Motivado por evidente enojo, el presidente López Obrador anunció su deseo de abandonar la prerrogativa de nombrar a los ministros de la Suprema Corte de Justicia de la Nación, para que sea mediante elecciones abiertas que sean designados. Por su parte, legisladores notables del oficialismo han secundado sumisamente la idea y llamado a una lejana consulta popular. Lo que llama la atención —o tal vez no tanto—, es que los candidatos de Morena a suceder al Presidente no se hayan manifestado en cualquier sentido, pues son ellos los que, de llegar al poder, ya no podrán nombrar a los ministros de la Corte a través del cómodo procedimiento actual…. claro está, siempre y cuando previamente —y ya en sus tiempos— se modifique la Constitución a tales fines.

Según el texto Constitucional vigente, la designación de ministros de la Corte se realiza mediante un sencillo procedimiento: el Presidente envía una terna al Senado y éste formaliza la designación de uno, por votación calificada. ¿Cómo se forma la terna? Como el Presidente quiera, con absoluta discrecionalidad. ¿Cómo se vota? Como el presidente ordene, la verdad. ¿Qué riesgos hay? Que no quede el favorito del Presidente, pero sí cualquiera de los otros dos que él mismo seleccionó al incluirlos en la terna. En resumen, desde 1917 el Presidente de la República designa a su gusto a los ministros de la Corte. Otra cosa es que luego no le sean “leales” desde su punto de vista político, que no jurídico, de lo cual, por cierto, se ha quejado insistentemente el presidente López Obrador. La única ventaja del actual sistema es que casi siempre, incluso actualmente, hemos tenido ministros dignísimos que han sabido defender la Constitución con independencia, autonomía y valor, lo cual no es poca cosa en este y anteriores sexenios. Pero son los resultados y no las intenciones presidenciales los que lo han permitido.

Lo que plantea el Presidente y sus incondicionales es que en adelante los ministros sean electos por voto popular, como si se tratara de legisladores o gobernantes. ¿Cómo se establecerían las candidaturas? Como los partidos políticos quisieran. ¿Cómo se votaría? En elecciones muy costosas y sujetas, como cualquier proceso electoral, a imponderables fuera del control de los jugadores. ¿Qué riesgos habría? Tendríamos ministros abiertamente comprometidos con sus patrocinadores políticos por encima de la Constitución, por lo cual serían jueces de convicciones ajenas y no de derechos humanos. Y aunque es cierto que con una ley que estableciera requisitos de elegibilidad que garantizaran una contienda entre los mejores perfiles, sí que podrían llegar ministros independientes y autónomos, en tal caso gastaríamos mucho dinero para cambiar y, con suerte, quedar igual.

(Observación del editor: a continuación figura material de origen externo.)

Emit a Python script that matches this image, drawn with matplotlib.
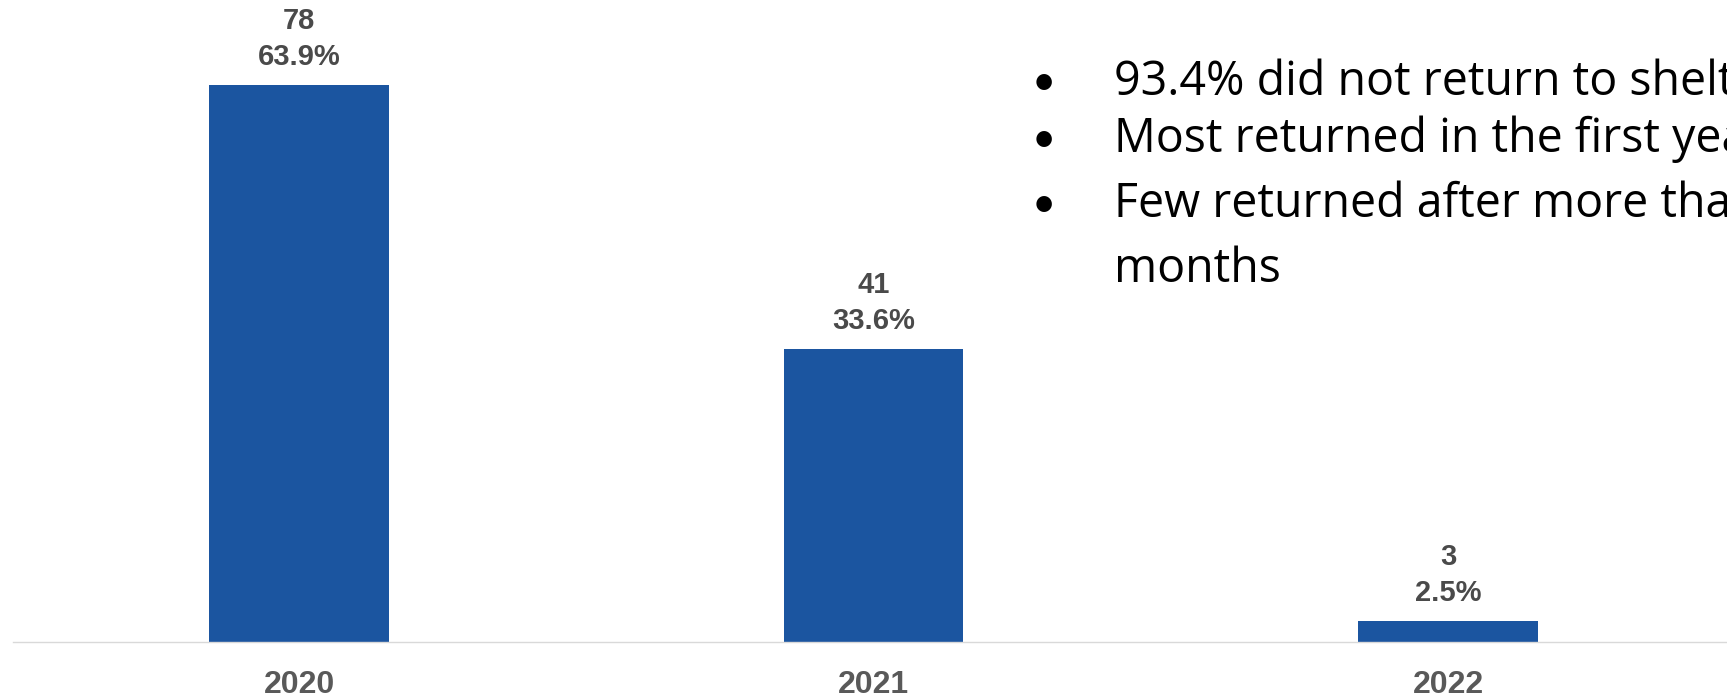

Al presidente López Obrador ya no le dará tiempo de nombrar a otro ministro. Si se empecina en cambiar el método, consigue mayoría calificada en 2024 y su sucesor lo obedece —esto último es lo más difícil—, quien presida el Poder Ejecutivo a partir del próximo sexenio habrá perdido en su perjuicio la potestad de nombrar a los integrantes de la Corte. Queda la pregunta de si realmente se busca lo que se proclama. Personalmente, dudo de ello.